Ces textes se sont affinés au cours des décennies pour entrer dans le concret des situations humaines et mettre la personne en tête des préoccupations de l’Eglise catholique, par delà les dogmes ou les vérités « intangibles ».
L’Eglise s’incarne… et ne peut plus faire autrement que de faire la politique.  Dans Fratelli tutti, l’humanité ne constitue qu’une seule famille : la famille humaine . Les chrétiens sont invités à se coltiner l’intégration de tous et notamment des pauvres, des opprimés, des migrants dans cette famille. Il en va de sa survie (celle de l’humanité). Evidemment, cette approche dérange…

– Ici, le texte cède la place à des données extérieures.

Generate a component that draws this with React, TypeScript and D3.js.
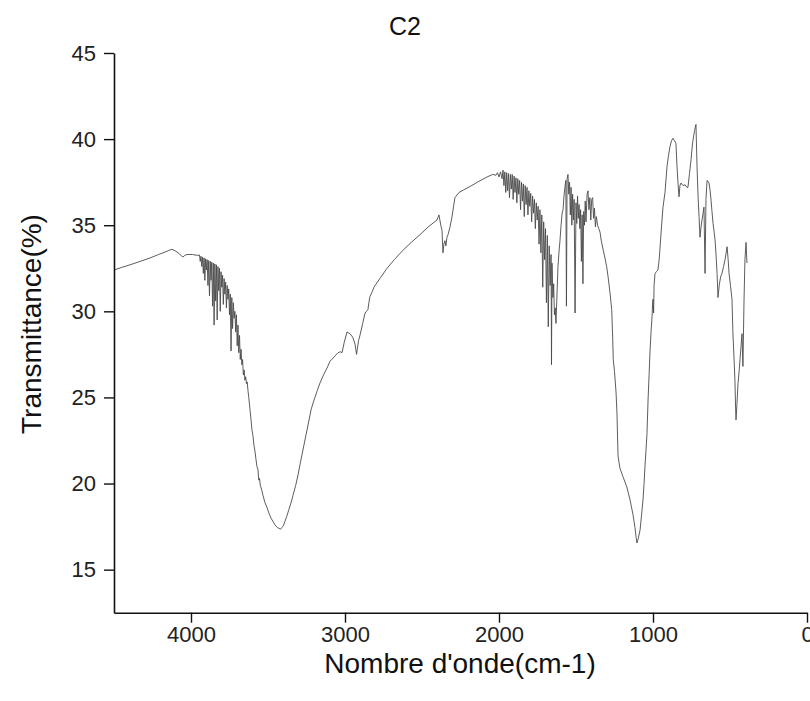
import * as d3 from 'd3'
import { useEffect, useRef } from 'react'

// [wavenumber cm-1, transmittance %], left to right
const baseline: [number, number][] = [
  [4500, 32.4], [4450, 32.55], [4396, 32.7], [4330, 32.9], [4266, 33.1], [4210, 33.3],
  [4169, 33.44], [4140, 33.55], [4123, 33.6], [4100, 33.5], [4084, 33.4], [4065, 33.25],
  [4052, 33.15], [4040, 33.25], [4026, 33.3], [3990, 33.3], [3960, 33.25], [3945, 33.27],
]

const ohNoise: [number, number][] = [
  [3940, 32.9], [3935, 33.2], [3930, 32.6], [3925, 33.15], [3920, 32.2], [3915, 33.1],
  [3910, 31.8], [3905, 33.05], [3900, 32.4], [3895, 33.0], [3890, 31.5], [3885, 32.95],
  [3880, 30.9], [3875, 32.9], [3870, 31.8], [3865, 32.85], [3860, 30.3], [3855, 32.8],
  [3850, 29.2], [3845, 32.75], [3840, 30.6], [3835, 32.7], [3830, 29.5], [3825, 32.6],
  [3820, 31.2], [3815, 32.5], [3810, 30.0], [3805, 32.3], [3800, 31.4], [3795, 32.1],
  [3790, 30.4], [3785, 31.9], [3780, 31.0], [3775, 31.7], [3770, 30.2], [3765, 31.5],
  [3760, 30.7], [3755, 31.3], [3750, 29.8], [3745, 31.0], [3740, 27.7], [3735, 30.8],
  [3730, 29.0], [3725, 30.5], [3720, 29.6], [3715, 30.0], [3710, 28.8], [3705, 29.8],
  [3700, 28.0], [3695, 29.2], [3690, 27.6], [3685, 28.6], [3680, 27.2], [3675, 27.8],
  [3670, 26.9], [3665, 27.2], [3660, 26.3], [3655, 26.6], [3650, 26.0],
]

const ohBand: [number, number][] = [
  [3645, 26.2], [3640, 25.8], [3635, 25.9], [3630, 25.4], [3625, 25.0], [3617, 24.3],
  [3610, 23.7], [3604, 23.1], [3598, 22.8], [3591, 22.2], [3585, 21.9], [3578, 21.4],
  [3572, 21.0], [3565, 20.8], [3560, 20.2], [3555, 20.3], [3550, 19.9], [3540, 19.6],
  [3532, 19.3], [3520, 18.9], [3506, 18.6], [3495, 18.3], [3481, 18.0], [3468, 17.8],
  [3455, 17.6], [3440, 17.45], [3429, 17.4], [3418, 17.35], [3409, 17.45], [3400, 17.55],
  [3390, 17.8], [3378, 18.1], [3364, 18.5], [3350, 18.9], [3338, 19.3], [3320, 19.9],
  [3305, 20.5], [3290, 21.2], [3273, 21.95], [3256, 22.7], [3240, 23.4], [3220, 24.3],
  [3201, 24.85], [3180, 25.4], [3162, 25.85], [3140, 26.3], [3117, 26.7], [3097, 27.1],
  [3071, 27.35], [3045, 27.6], [3030, 27.65], [3019, 27.6],
]

const chRegion: [number, number][] = [
  [3005, 28.2], [2987, 28.8], [2968, 28.7], [2950, 28.5], [2935, 28.1], [2925, 27.5],
  [2920, 27.8], [2912, 28.3], [2903, 28.6], [2885, 29.3], [2870, 29.9], [2860, 30.0],
  [2851, 30.1], [2845, 30.5], [2838, 30.85], [2825, 31.1], [2812, 31.4], [2770, 31.95],
  [2727, 32.5], [2680, 33.0], [2623, 33.55], [2570, 34.0], [2513, 34.45], [2460, 34.9],
  [2403, 35.3],
]

const co2Dip: [number, number][] = [
  [2390, 35.6], [2378, 35.0], [2370, 34.7], [2364, 33.4], [2358, 33.9], [2351, 34.1],
  [2345, 33.8], [2338, 34.3], [2331, 34.45], [2318, 34.9], [2305, 35.5], [2295, 36.1],
  [2286, 36.6], [2260, 36.9], [2230, 37.05], [2188, 37.25], [2130, 37.55], [2078, 37.8],
  [2040, 37.95], [2020, 37.9], [2010, 38.05], [2000, 37.8], [1990, 38.1], [1980, 37.7],
  [1974, 38.2],
]

const waterNoise: [number, number][] = [
  [1968, 37.3], [1962, 38.1], [1956, 36.9], [1950, 38.05], [1944, 37.0], [1938, 38.0],
  [1932, 36.6], [1926, 37.95], [1920, 37.1], [1914, 37.95], [1908, 36.5], [1902, 37.85],
  [1896, 36.9], [1890, 37.75], [1884, 36.3], [1878, 37.7], [1872, 36.8], [1866, 37.6],
  [1860, 35.9], [1854, 37.5], [1848, 36.4], [1842, 37.4], [1836, 35.5], [1830, 37.3],
  [1824, 36.2], [1818, 37.2], [1812, 35.6], [1806, 37.0], [1800, 36.1], [1794, 36.85],
  [1788, 35.2], [1782, 36.7], [1776, 35.7], [1770, 36.5], [1764, 34.8], [1758, 36.3],
  [1752, 35.3], [1746, 36.1], [1740, 33.9], [1734, 35.9], [1728, 33.4], [1722, 35.6],
  [1716, 31.4], [1710, 35.2], [1704, 33.0], [1698, 34.8], [1692, 30.5], [1686, 34.4],
  [1680, 29.1], [1674, 33.8], [1668, 31.5], [1662, 33.3], [1659, 26.9], [1656, 32.8],
  [1650, 30.8], [1645, 31.6], [1640, 29.8], [1635, 30.2], [1630, 29.3], [1625, 30.6],
]

const aromatic: [number, number][] = [
  [1617, 32.6], [1610, 33.5], [1604, 34.1], [1597, 35.0], [1590, 35.7], [1584, 35.9],
  [1578, 36.7], [1572, 37.2], [1566, 37.6], [1562, 30.3], [1558, 37.7], [1552, 37.95],
  [1547, 36.8], [1542, 37.5], [1537, 35.6], [1532, 37.2], [1527, 35.0], [1522, 36.8],
  [1517, 35.3], [1512, 36.5], [1506, 29.9], [1500, 36.3], [1495, 35.1], [1490, 36.7],
  [1485, 35.4], [1480, 36.2], [1475, 34.8], [1470, 35.9], [1465, 32.9], [1460, 35.6],
  [1455, 31.6], [1450, 35.8], [1445, 35.0], [1440, 36.4], [1435, 35.2], [1428, 36.8],
  [1422, 37.0], [1416, 35.9], [1410, 36.6], [1404, 35.3], [1398, 36.5], [1392, 36.6],
  [1386, 35.4], [1380, 36.0], [1374, 34.9], [1368, 35.5], [1360, 35.0], [1352, 34.8],
  [1344, 34.6],
]

const siliconBand: [number, number][] = [
  [1336, 34.1], [1323, 33.55], [1312, 33.1], [1301, 32.6], [1290, 31.9], [1279, 31.05],
  [1268, 30.1], [1262, 28.5], [1258, 27.2], [1250, 26.5], [1240, 25.3], [1234, 24.1],
  [1227, 21.6], [1215, 20.9], [1195, 20.4], [1170, 19.8], [1149, 19.05], [1130, 18.2],
  [1117, 17.45], [1110, 16.9], [1104, 16.55], [1096, 16.8], [1084, 17.3], [1075, 18.1],
  [1065, 19.05], [1058, 20.0], [1052, 21.0], [1045, 22.0], [1039, 22.9], [1032, 24.85],
  [1025, 26.4], [1019, 27.75], [1012, 28.9], [1006, 29.7], [1003, 30.4], [1000, 30.7],
]

const fingerprint: [number, number][] = [
  [996, 29.9], [993, 31.5], [987, 32.2], [978, 32.3], [968, 32.4], [960, 33.0],
  [955, 33.6], [945, 34.9], [935, 36.05], [922, 36.9], [909, 38.4], [900, 39.0],
  [890, 39.55], [880, 39.9], [870, 40.05], [860, 39.9], [851, 39.75], [844, 38.4],
  [838, 37.5], [831, 36.65], [825, 37.3], [818, 37.45], [805, 37.3], [792, 37.35],
  [780, 37.2], [773, 37.2], [763, 38.0], [753, 38.8], [745, 39.6], [740, 39.95],
  [730, 40.5], [721, 40.85], [714, 38.4], [707, 36.6], [701, 35.5], [695, 34.3],
  [688, 34.9], [682, 35.3], [675, 35.7], [669, 36.05], [662, 32.2], [656, 36.5],
  [649, 37.6], [643, 37.55], [636, 37.45], [629, 37.0], [623, 36.45], [617, 35.8],
  [610, 35.1], [603, 34.6], [597, 34.15], [590, 33.2], [584, 32.2], [578, 30.8],
  [570, 31.5], [561, 32.0], [552, 32.2], [542, 32.6], [532, 33.0], [525, 33.4],
  [519, 33.75], [512, 33.0], [506, 32.2], [497, 31.5], [487, 30.7], [481, 28.7],
  [474, 27.3], [468, 26.0], [464, 24.5], [461, 23.7], [455, 24.6], [448, 25.8],
  [440, 26.6], [435, 27.2], [428, 28.0], [422, 28.7], [416, 26.8], [409, 30.6],
  [403, 33.0], [396, 34.0], [390, 32.8],
]

const xMajor = [4000, 3000, 2000, 1000, 0]
const xMinor = [4500, 3500, 2500, 1500, 500]
const yMajor = [15, 20, 25, 30, 35, 40, 45]
const yMinor = [12.5, 17.5, 22.5, 27.5, 32.5, 37.5, 42.5]

const title = 'C2'
const xTitle = "Nombre d'onde(cm-1)"
const yTitle = 'Transmittance(%)'

export default function App() {
  const ref = useRef<SVGSVGElement>(null)

  useEffect(() => {
    const svg = d3.select(ref.current)
    svg.selectAll('*').remove()

    const font = '"Liberation Sans", Arial, sans-serif'
    const left = 114, right = 807, top = 53, bottom = 612.7

    const x = d3.scaleLinear().domain([4500, 0]).range([left, right])
    const y = d3.scaleLinear().domain([12.5, 45]).range([bottom, top])

    const data = [
      ...baseline, ...ohNoise, ...ohBand, ...chRegion, ...co2Dip,
      ...waterNoise, ...aromatic, ...siliconBand, ...fingerprint,
    ]

    const line = d3.line<[number, number]>()
      .x(d => x(d[0]))
      .y(d => y(d[1]))

    svg.append('path')
      .datum(data)
      .attr('fill', 'none')
      .attr('stroke', '#4a4a4a')
      .attr('stroke-width', 0.9)
      .attr('stroke-linejoin', 'round')
      .attr('d', line)

    // x axis
    const gx = svg.append('g').attr('transform', `translate(0,${bottom})`)
    gx.call(d3.axisBottom(x).tickValues(xMinor).tickSize(5).tickSizeOuter(0).tickFormat(() => ''))
    gx.call(d3.axisBottom(x).tickValues(xMajor).tickSize(10).tickPadding(4).tickSizeOuter(0).tickFormat(d3.format('d')))

    // y axis
    const gy = svg.append('g').attr('transform', `translate(${left},0)`)
    gy.call(d3.axisLeft(y).tickValues(yMinor).tickSize(5).tickSizeOuter(0).tickFormat(() => ''))
    gy.call(d3.axisLeft(y).tickValues(yMajor).tickSize(10).tickPadding(8).tickSizeOuter(0).tickFormat(d3.format('d')))

    svg.selectAll('.domain').attr('stroke', '#111').attr('stroke-width', 1.6)
    svg.selectAll('.tick line').attr('stroke', '#111').attr('stroke-width', 1.4)
    svg.selectAll('.tick text')
      .attr('fill', '#222')
      .style('font-family', font)
      .style('font-size', '22px')

    svg.append('text')
      .attr('x', 405)
      .attr('y', 35)
      .attr('text-anchor', 'middle')
      .attr('fill', '#111')
      .style('font-family', font)
      .style('font-size', '25px')
      .text(title)

    svg.append('text')
      .attr('x', 460)
      .attr('y', 673)
      .attr('text-anchor', 'middle')
      .attr('fill', '#111')
      .style('font-family', font)
      .style('font-size', '28px')
      .text(xTitle)

    svg.append('text')
      .attr('transform', `translate(41,324) rotate(-90)`)
      .attr('text-anchor', 'middle')
      .attr('fill', '#111')
      .style('font-family', font)
      .style('font-size', '28px')
      .text(yTitle)
  }, [])

  return (
    <svg
      ref={ref}
      width={810}
      height={701}
      style={{ position: 'absolute', left: 0, top: 0, background: '#fff' }}
    />
  )
}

Je crois que Pape François aime déranger dans l’urgence des temps présents. Déranger pour dialoguer, accepter la confrontation, ouvrir des espace de discussion. Aujourd’hui la tendance est de se claquemurer dans ses certitudes et ses sécurités… Les Eglises peuvent jouer un immense rôle dans les nécessaires réflexions et ajustements, remise en cause, auxquels les hommes sont appelés… qu’ils le veuillent ou non.
Affaire de « bonne volonté » comme le suggère les propositions de la majorité de ces encycliques. La bonne volonté, la volonté de vouloir le bien le beau, le bon, concerne tout un chacun, croyant ou non…
Et c’est bien que les Eglises n’assènent plus mais invitent à l’unité dans la différence, le respect mutuel et le dialogue.